DATA EXCERPT:
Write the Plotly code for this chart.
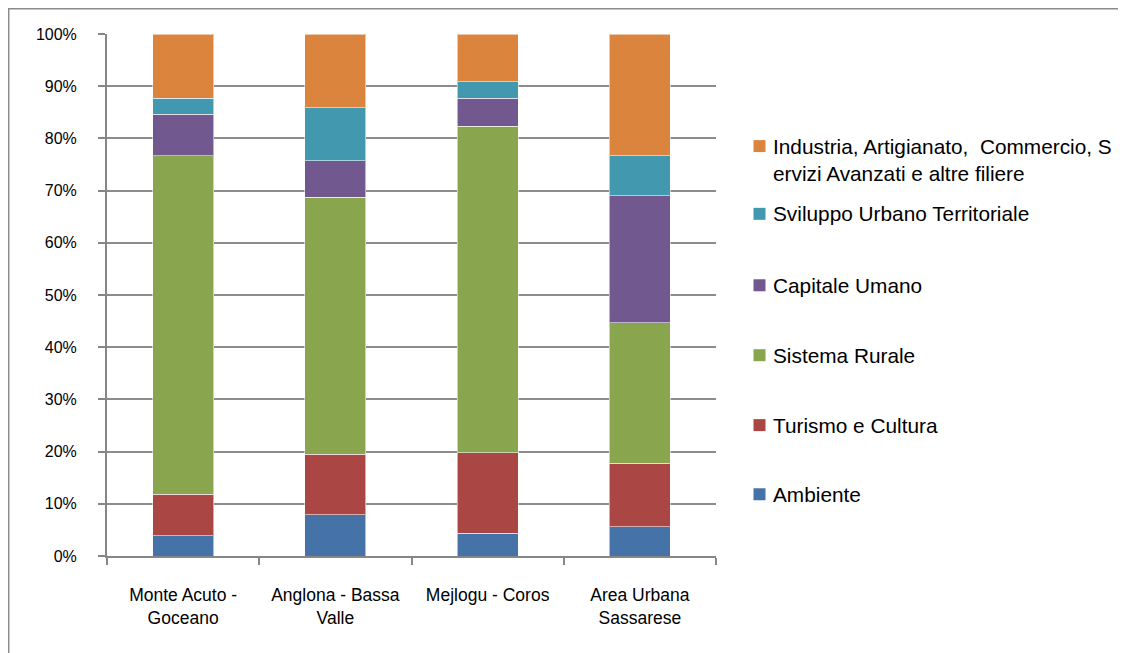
import plotly.graph_objects as go

categories = ["Monte Acuto -<br>Goceano", "Anglona - Bassa<br>Valle", "Mejlogu - Coros", "Area Urbana<br>Sassarese"]

ambiente = [3.9, 7.9, 4.4, 5.6]
turismo = [7.9, 11.6, 15.4, 12.2]
rurale = [64.9, 49.2, 62.5, 26.9]
capitale = [7.9, 7.0, 5.4, 24.3]
sviluppo = [3.1, 10.2, 3.2, 7.7]
industria = [12.3, 14.1, 9.1, 23.3]

series_names = ["Ambiente", "Turismo e Cultura", "Sistema Rurale", "Capitale Umano",
                "Sviluppo Urbano Territoriale",
                "Industria, Artigianato,  Commercio, S<br>ervizi Avanzati e altre filiere"]
series_values = [ambiente, turismo, rurale, capitale, sviluppo, industria]
colors = ["#4572A7", "#AA4643", "#89A54E", "#71588F", "#4198AF", "#DB843D"]

y_ticks = [0, 10, 20, 30, 40, 50, 60, 70, 80, 90, 100]
y_tick_labels = ["0%", "10%", "20%", "30%", "40%", "50%", "60%", "70%", "80%", "90%", "100%"]

FONT = "Liberation Sans"
TXT = "#000000"

fig = go.Figure()
for name, vals, col in zip(series_names, series_values, colors):
    fig.add_trace(go.Bar(
        x=categories, y=vals, name=name,
        marker=dict(color=col, line=dict(color="rgba(255,255,255,0.55)", width=1)),
        showlegend=False,
    ))

# page offset from the html body margin
OFF = 8
W, H = 1126 - OFF, 653 - OFF
# plot area in page pixels
Lp, Rp, Tp, Bp = 107, 716, 34, 556.5
L, R, T, B = Lp - OFF, Rp - OFF, Tp - OFF, Bp - OFF

def px_x(p):
    return (p - Lp) / (Rp - Lp)

def px_y(q):
    return (Bp - q) / (Bp - Tp)

# manual legend (top item = last series)
legend_centers = [494.7, 425.5, 355.5, 285.5, 214.0, 160.3]
square_centers = [494.7, 425.5, 355.5, 285.5, 214.0, 146.2]
shapes = []
annotations = []
for name, col, yc, ys in zip(series_names, colors, legend_centers, square_centers):
    shapes.append(dict(type="rect", xref="paper", yref="paper",
                       x0=px_x(753.5), x1=px_x(765.5), y0=px_y(ys - 6), y1=px_y(ys + 6),
                       fillcolor=col, line=dict(width=0)))
    annotations.append(dict(xref="paper", yref="paper", x=px_x(771), y=px_y(yc),
                            xanchor="left", yanchor="middle", text=name, showarrow=False,
                            align="left", font=dict(family=FONT, size=20.8, color=TXT)))

# outer chart border (left and top visible)
shapes.append(dict(type="rect", xref="paper", yref="paper", layer="below",
                   x0=px_x(8.7), x1=px_x(1200), y0=px_y(700), y1=px_y(8.7),
                   line=dict(color="#8a8a8a", width=1.5), fillcolor="rgba(0,0,0,0)"))

fig.update_layout(
    width=W, height=H,
    margin=dict(l=L, r=W - R, t=T, b=H - B, pad=0),
    barmode="stack", bargap=0.6,
    plot_bgcolor="white", paper_bgcolor="white",
    shapes=shapes, annotations=annotations,
    font=dict(family=FONT, color=TXT),
)
fig.update_xaxes(
    type="category", showline=True, linecolor="#868686", linewidth=2,
    ticks="outside", tickson="boundaries", ticklen=7, tickcolor="#868686", tickwidth=1.5,
    tickfont=dict(family=FONT, size=17.5, color=TXT), ticklabelstandoff=22,
    showgrid=False,
)
fig.update_yaxes(
    range=[0, 100], tickmode="array", tickvals=y_ticks, ticktext=y_tick_labels,
    showline=True, linecolor="#868686", linewidth=2,
    ticks="outside", ticklen=7, tickcolor="#868686", tickwidth=1.5,
    tickfont=dict(family=FONT, size=16, color=TXT), ticklabelstandoff=18,
    showgrid=True, gridcolor="#8c8c8c", gridwidth=1.5, zeroline=False,
)

fig.write_html("out.html")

EXERCISE DIRECTIONS:
Copy out the listing exactly as it stands, but not the pictures.

FINISHED EXERCISE:
Write the Plotly code for this chart.
import plotly.graph_objects as go

categories = ["Monte Acuto -<br>Goceano", "Anglona - Bassa<br>Valle", "Mejlogu - Coros", "Area Urbana<br>Sassarese"]

ambiente = [3.9, 7.9, 4.4, 5.6]
turismo = [7.9, 11.6, 15.4, 12.2]
rurale = [64.9, 49.2, 62.5, 26.9]
capitale = [7.9, 7.0, 5.4, 24.3]
sviluppo = [3.1, 10.2, 3.2, 7.7]
industria = [12.3, 14.1, 9.1, 23.3]

series_names = ["Ambiente", "Turismo e Cultura", "Sistema Rurale", "Capitale Umano",
                "Sviluppo Urbano Territoriale",
                "Industria, Artigianato,  Commercio, S<br>ervizi Avanzati e altre filiere"]
series_values = [ambiente, turismo, rurale, capitale, sviluppo, industria]
colors = ["#4572A7", "#AA4643", "#89A54E", "#71588F", "#4198AF", "#DB843D"]

y_ticks = [0, 10, 20, 30, 40, 50, 60, 70, 80, 90, 100]
y_tick_labels = ["0%", "10%", "20%", "30%", "40%", "50%", "60%", "70%", "80%", "90%", "100%"]

FONT = "Liberation Sans"
TXT = "#000000"

fig = go.Figure()
for name, vals, col in zip(series_names, series_values, colors):
    fig.add_trace(go.Bar(
        x=categories, y=vals, name=name,
        marker=dict(color=col, line=dict(color="rgba(255,255,255,0.55)", width=1)),
        showlegend=False,
    ))

# page offset from the html body margin
OFF = 8
W, H = 1126 - OFF, 653 - OFF
# plot area in page pixels
Lp, Rp, Tp, Bp = 107, 716, 34, 556.5
L, R, T, B = Lp - OFF, Rp - OFF, Tp - OFF, Bp - OFF

def px_x(p):
    return (p - Lp) / (Rp - Lp)

def px_y(q):
    return (Bp - q) / (Bp - Tp)

# manual legend (top item = last series)
legend_centers = [494.7, 425.5, 355.5, 285.5, 214.0, 160.3]
square_centers = [494.7, 425.5, 355.5, 285.5, 214.0, 146.2]
shapes = []
annotations = []
for name, col, yc, ys in zip(series_names, colors, legend_centers, square_centers):
    shapes.append(dict(type="rect", xref="paper", yref="paper",
                       x0=px_x(753.5), x1=px_x(765.5), y0=px_y(ys - 6), y1=px_y(ys + 6),
                       fillcolor=col, line=dict(width=0)))
    annotations.append(dict(xref="paper", yref="paper", x=px_x(771), y=px_y(yc),
                            xanchor="left", yanchor="middle", text=name, showarrow=False,
                            align="left", font=dict(family=FONT, size=20.8, color=TXT)))

# outer chart border (left and top visible)
shapes.append(dict(type="rect", xref="paper", yref="paper", layer="below",
                   x0=px_x(8.7), x1=px_x(1200), y0=px_y(700), y1=px_y(8.7),
                   line=dict(color="#8a8a8a", width=1.5), fillcolor="rgba(0,0,0,0)"))

fig.update_layout(
    width=W, height=H,
    margin=dict(l=L, r=W - R, t=T, b=H - B, pad=0),
    barmode="stack", bargap=0.6,
    plot_bgcolor="white", paper_bgcolor="white",
    shapes=shapes, annotations=annotations,
    font=dict(family=FONT, color=TXT),
)
fig.update_xaxes(
    type="category", showline=True, linecolor="#868686", linewidth=2,
    ticks="outside", tickson="boundaries", ticklen=7, tickcolor="#868686", tickwidth=1.5,
    tickfont=dict(family=FONT, size=17.5, color=TXT), ticklabelstandoff=22,
    showgrid=False,
)
fig.update_yaxes(
    range=[0, 100], tickmode="array", tickvals=y_ticks, ticktext=y_tick_labels,
    showline=True, linecolor="#868686", linewidth=2,
    ticks="outside", ticklen=7, tickcolor="#868686", tickwidth=1.5,
    tickfont=dict(family=FONT, size=16, color=TXT), ticklabelstandoff=18,
    showgrid=True, gridcolor="#8c8c8c", gridwidth=1.5, zeroline=False,
)

fig.write_html("out.html")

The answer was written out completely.